AVAILABLE DATA

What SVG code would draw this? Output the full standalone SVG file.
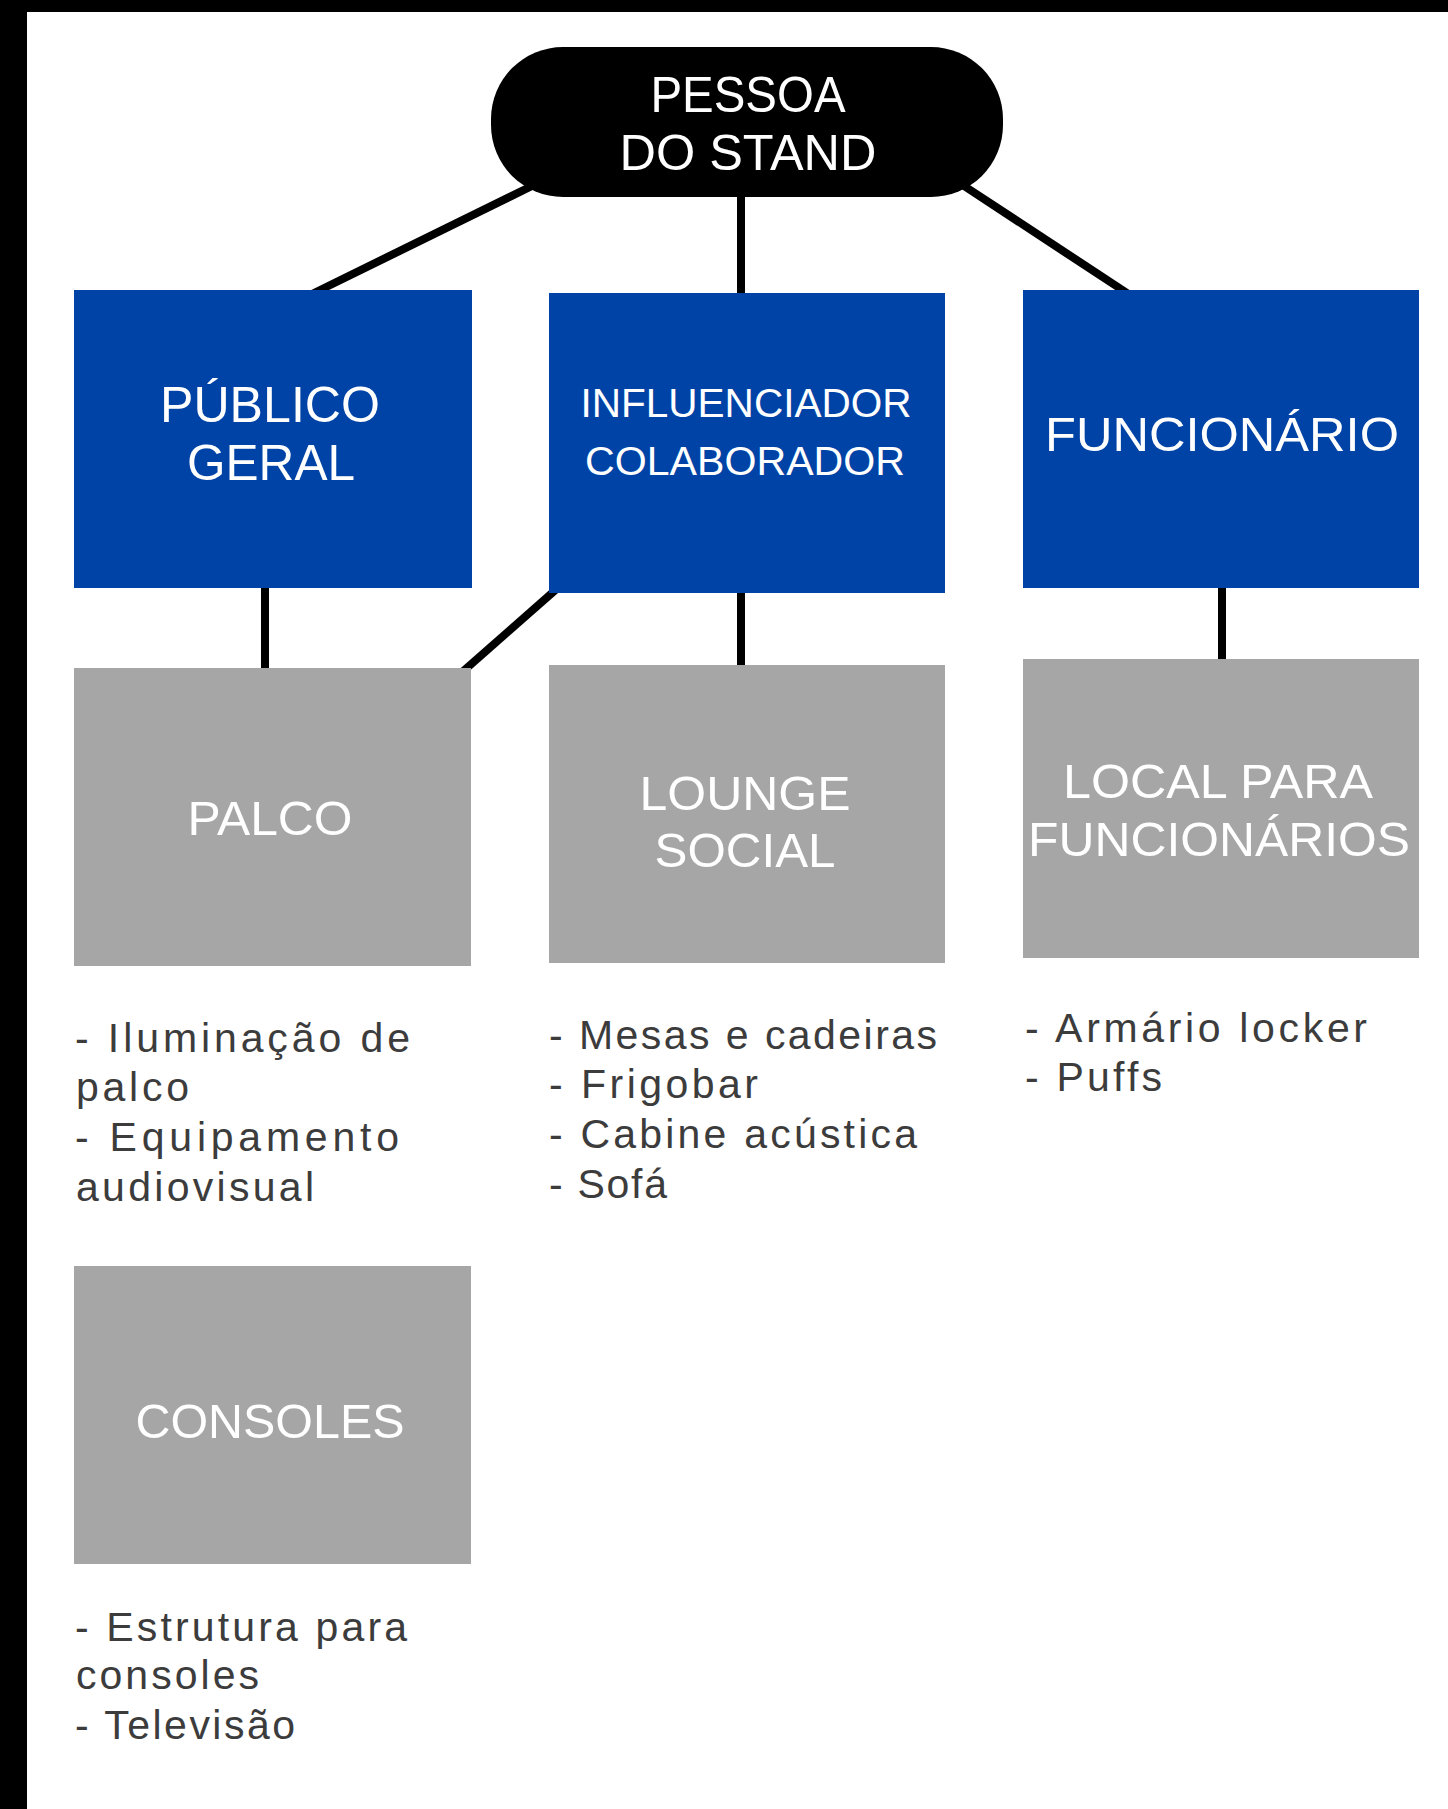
<svg xmlns="http://www.w3.org/2000/svg" width="1448" height="1809" viewBox="0 0 1448 1809">
<style>
.bg{fill:#ffffff}
.frame{fill:#000000}
.root{fill:#000000}
.blue{fill:#0043a6}
.gray{fill:#a6a6a6}
.lbl{font-family:"Liberation Sans",Arial,sans-serif;fill:#ffffff;text-anchor:middle}
.desc{font-family:"Liberation Sans",Arial,sans-serif;fill:#3c3c3c;font-size:41px}
.conn{stroke:#000000;stroke-width:8;fill:none}
</style>
<rect class="bg" x="0" y="0" width="1448" height="1809"/>
<rect class="frame" x="0" y="0" width="1448" height="12"/>
<rect class="frame" x="0" y="0" width="27" height="1809"/>
<g id="connectors">
<line class="conn" x1="540" y1="182" x2="310" y2="295"/>
<line class="conn" x1="741" y1="190" x2="741" y2="297"/>
<line class="conn" x1="955" y1="180" x2="1130" y2="295"/>
<line class="conn" x1="265" y1="585" x2="265" y2="672"/>
<line class="conn" x1="560" y1="586" x2="460" y2="674"/>
<line class="conn" x1="741" y1="590" x2="741" y2="668"/>
<line class="conn" x1="1222" y1="585" x2="1222" y2="663"/>
</g>
<g id="pessoa">
<rect class="root" x="491" y="47" width="512" height="150" rx="72" ry="72"/>
<text class="lbl" font-size="50" x="748" y="112" textLength="195" lengthAdjust="spacingAndGlyphs">PESSOA</text>
<text class="lbl" font-size="50" x="748" y="170" textLength="257" lengthAdjust="spacingAndGlyphs">DO STAND</text>
</g>
<g id="publico">
<rect class="blue" x="74" y="290" width="398" height="298"/>
<text class="lbl" font-size="50" x="270" y="422" textLength="220" lengthAdjust="spacingAndGlyphs">PÚBLICO</text>
<text class="lbl" font-size="50" x="271" y="480" textLength="168" lengthAdjust="spacingAndGlyphs">GERAL</text>
</g>
<g id="influenciador">
<rect class="blue" x="549" y="293" width="396" height="300"/>
<text class="lbl" font-size="41" x="746" y="417" textLength="331" lengthAdjust="spacingAndGlyphs">INFLUENCIADOR</text>
<text class="lbl" font-size="41" x="745" y="475" textLength="320" lengthAdjust="spacingAndGlyphs">COLABORADOR</text>
</g>
<g id="funcionario">
<rect class="blue" x="1023" y="290" width="396" height="298"/>
<text class="lbl" font-size="49" x="1222" y="451" textLength="354" lengthAdjust="spacingAndGlyphs">FUNCIONÁRIO</text>
</g>
<g id="palco">
<rect class="gray" x="74" y="668" width="397" height="298"/>
<text class="lbl" font-size="49" x="270" y="835" textLength="165" lengthAdjust="spacingAndGlyphs">PALCO</text>
</g>
<g id="lounge">
<rect class="gray" x="549" y="665" width="396" height="298"/>
<text class="lbl" font-size="49" x="745" y="810" textLength="211" lengthAdjust="spacingAndGlyphs">LOUNGE</text>
<text class="lbl" font-size="49" x="745" y="867" textLength="181" lengthAdjust="spacingAndGlyphs">SOCIAL</text>
</g>
<g id="local">
<rect class="gray" x="1023" y="659" width="396" height="299"/>
<text class="lbl" font-size="49" x="1218" y="798" textLength="310" lengthAdjust="spacingAndGlyphs">LOCAL PARA</text>
<text class="lbl" font-size="49" x="1219" y="856" textLength="382" lengthAdjust="spacingAndGlyphs">FUNCIONÁRIOS</text>
</g>
<g id="consoles">
<rect class="gray" x="74" y="1266" width="397" height="298"/>
<text class="lbl" font-size="49" x="270" y="1438" textLength="269" lengthAdjust="spacingAndGlyphs">CONSOLES</text>
</g>
<g id="palco-itens">
<text class="desc" x="75" y="1052" textLength="335" lengthAdjust="spacing">- Iluminação de</text>
<text class="desc" x="76" y="1101" textLength="113" lengthAdjust="spacing">palco</text>
<text class="desc" x="75" y="1151" textLength="324" lengthAdjust="spacing">- Equipamento</text>
<text class="desc" x="76" y="1201" textLength="238" lengthAdjust="spacing">audiovisual</text>
</g>
<g id="lounge-itens">
<text class="desc" x="549" y="1049" textLength="388" lengthAdjust="spacing">- Mesas e cadeiras</text>
<text class="desc" x="549" y="1098" textLength="209" lengthAdjust="spacing">- Frigobar</text>
<text class="desc" x="549" y="1148" textLength="368" lengthAdjust="spacing">- Cabine acústica</text>
<text class="desc" x="549" y="1198" textLength="118" lengthAdjust="spacing">- Sofá</text>
</g>
<g id="local-itens">
<text class="desc" x="1025" y="1042" textLength="342" lengthAdjust="spacing">- Armário locker</text>
<text class="desc" x="1025" y="1091" textLength="137" lengthAdjust="spacing">- Puffs</text>
</g>
<g id="consoles-itens">
<text class="desc" x="75" y="1641" textLength="332" lengthAdjust="spacing">- Estrutura para</text>
<text class="desc" x="76" y="1689" textLength="183" lengthAdjust="spacing">consoles</text>
<text class="desc" x="75" y="1739" textLength="220" lengthAdjust="spacing">- Televisão</text>
</g>
</svg>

WHAT THE EXERCISE ASKS
Write out each line again precisely as it appears, skipping every picture.

TASK ANSWER
What SVG code would draw this? Output the full standalone SVG file.
<svg xmlns="http://www.w3.org/2000/svg" width="1448" height="1809" viewBox="0 0 1448 1809">
<style>
.bg{fill:#ffffff}
.frame{fill:#000000}
.root{fill:#000000}
.blue{fill:#0043a6}
.gray{fill:#a6a6a6}
.lbl{font-family:"Liberation Sans",Arial,sans-serif;fill:#ffffff;text-anchor:middle}
.desc{font-family:"Liberation Sans",Arial,sans-serif;fill:#3c3c3c;font-size:41px}
.conn{stroke:#000000;stroke-width:8;fill:none}
</style>
<rect class="bg" x="0" y="0" width="1448" height="1809"/>
<rect class="frame" x="0" y="0" width="1448" height="12"/>
<rect class="frame" x="0" y="0" width="27" height="1809"/>
<g id="connectors">
<line class="conn" x1="540" y1="182" x2="310" y2="295"/>
<line class="conn" x1="741" y1="190" x2="741" y2="297"/>
<line class="conn" x1="955" y1="180" x2="1130" y2="295"/>
<line class="conn" x1="265" y1="585" x2="265" y2="672"/>
<line class="conn" x1="560" y1="586" x2="460" y2="674"/>
<line class="conn" x1="741" y1="590" x2="741" y2="668"/>
<line class="conn" x1="1222" y1="585" x2="1222" y2="663"/>
</g>
<g id="pessoa">
<rect class="root" x="491" y="47" width="512" height="150" rx="72" ry="72"/>
<text class="lbl" font-size="50" x="748" y="112" textLength="195" lengthAdjust="spacingAndGlyphs">PESSOA</text>
<text class="lbl" font-size="50" x="748" y="170" textLength="257" lengthAdjust="spacingAndGlyphs">DO STAND</text>
</g>
<g id="publico">
<rect class="blue" x="74" y="290" width="398" height="298"/>
<text class="lbl" font-size="50" x="270" y="422" textLength="220" lengthAdjust="spacingAndGlyphs">PÚBLICO</text>
<text class="lbl" font-size="50" x="271" y="480" textLength="168" lengthAdjust="spacingAndGlyphs">GERAL</text>
</g>
<g id="influenciador">
<rect class="blue" x="549" y="293" width="396" height="300"/>
<text class="lbl" font-size="41" x="746" y="417" textLength="331" lengthAdjust="spacingAndGlyphs">INFLUENCIADOR</text>
<text class="lbl" font-size="41" x="745" y="475" textLength="320" lengthAdjust="spacingAndGlyphs">COLABORADOR</text>
</g>
<g id="funcionario">
<rect class="blue" x="1023" y="290" width="396" height="298"/>
<text class="lbl" font-size="49" x="1222" y="451" textLength="354" lengthAdjust="spacingAndGlyphs">FUNCIONÁRIO</text>
</g>
<g id="palco">
<rect class="gray" x="74" y="668" width="397" height="298"/>
<text class="lbl" font-size="49" x="270" y="835" textLength="165" lengthAdjust="spacingAndGlyphs">PALCO</text>
</g>
<g id="lounge">
<rect class="gray" x="549" y="665" width="396" height="298"/>
<text class="lbl" font-size="49" x="745" y="810" textLength="211" lengthAdjust="spacingAndGlyphs">LOUNGE</text>
<text class="lbl" font-size="49" x="745" y="867" textLength="181" lengthAdjust="spacingAndGlyphs">SOCIAL</text>
</g>
<g id="local">
<rect class="gray" x="1023" y="659" width="396" height="299"/>
<text class="lbl" font-size="49" x="1218" y="798" textLength="310" lengthAdjust="spacingAndGlyphs">LOCAL PARA</text>
<text class="lbl" font-size="49" x="1219" y="856" textLength="382" lengthAdjust="spacingAndGlyphs">FUNCIONÁRIOS</text>
</g>
<g id="consoles">
<rect class="gray" x="74" y="1266" width="397" height="298"/>
<text class="lbl" font-size="49" x="270" y="1438" textLength="269" lengthAdjust="spacingAndGlyphs">CONSOLES</text>
</g>
<g id="palco-itens">
<text class="desc" x="75" y="1052" textLength="335" lengthAdjust="spacing">- Iluminação de</text>
<text class="desc" x="76" y="1101" textLength="113" lengthAdjust="spacing">palco</text>
<text class="desc" x="75" y="1151" textLength="324" lengthAdjust="spacing">- Equipamento</text>
<text class="desc" x="76" y="1201" textLength="238" lengthAdjust="spacing">audiovisual</text>
</g>
<g id="lounge-itens">
<text class="desc" x="549" y="1049" textLength="388" lengthAdjust="spacing">- Mesas e cadeiras</text>
<text class="desc" x="549" y="1098" textLength="209" lengthAdjust="spacing">- Frigobar</text>
<text class="desc" x="549" y="1148" textLength="368" lengthAdjust="spacing">- Cabine acústica</text>
<text class="desc" x="549" y="1198" textLength="118" lengthAdjust="spacing">- Sofá</text>
</g>
<g id="local-itens">
<text class="desc" x="1025" y="1042" textLength="342" lengthAdjust="spacing">- Armário locker</text>
<text class="desc" x="1025" y="1091" textLength="137" lengthAdjust="spacing">- Puffs</text>
</g>
<g id="consoles-itens">
<text class="desc" x="75" y="1641" textLength="332" lengthAdjust="spacing">- Estrutura para</text>
<text class="desc" x="76" y="1689" textLength="183" lengthAdjust="spacing">consoles</text>
<text class="desc" x="75" y="1739" textLength="220" lengthAdjust="spacing">- Televisão</text>
</g>
</svg>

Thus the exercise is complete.